When dealing with cross-cultural interactions, however, how much of a role does faith and religion really play in it? It seems like religion has such a big role in how people define themselves and thier relationship with the world and with others in it. But in general, most people in academics seem to avoid addressing the significance of the issue. Even in publications I have written previously, I have classed religion simply as one of many "sub-cultures" - but does maybe it have even a bigger role than national culture? I honestly don't know?
I guess I started thinking about this a lot more because I recently posted an entry to my public blog about "Being a Mormon Christian", which is not something I normally would talk about in a professional setting. My purpose was to try and share my personal experience in growing up in the Mormon Church, which was very different from a lot of the information and representations I have seen in recent media coverage.

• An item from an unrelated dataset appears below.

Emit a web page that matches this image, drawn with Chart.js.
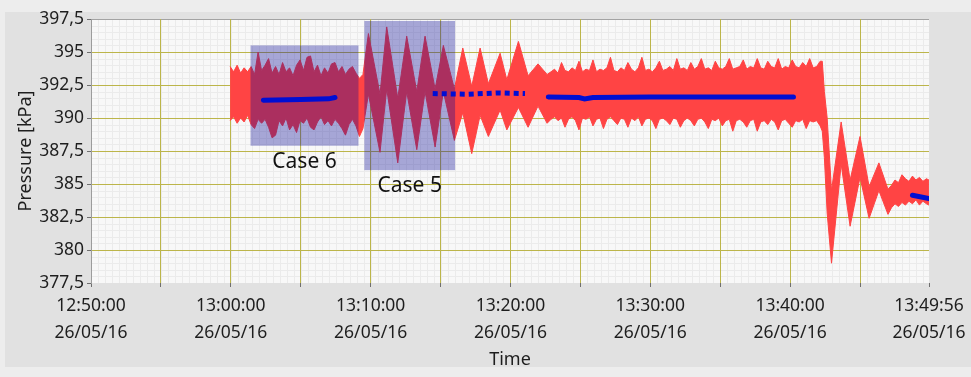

But it made me wonder more about what it is exactly about religion that makes it such a sensitive topic?
Why is it difficult to have peaceful, meaningful conversations about any religion? Is it like that everywhere in the world or are there some places that are better than others?
What kinds of environments and circumstances make it easier for people with different beliefs to co-exist in peace, and even understand and respect each other - without feeling either fear, conflict, or a need for coersion?
I know for sure people don't want anything dictated to them, and I like America's concept of the seperation of Church and State, but in cross-cultural communication - how much of an effect do all of these things have?
And how can we create safe enough research environments where we can learn more about them?
I'm curious what everyone's thoughts are in response to these questions and ideas - I think the multiple perspectives from different cultures would be very interesting.
On a more personal note - if you read my blog entry about being a Mormon - what is your honest reaction? I am very curious in a cross-cultural perspective on it. Any initial thoughts and positive or negative reactions to any specific parts are welcome.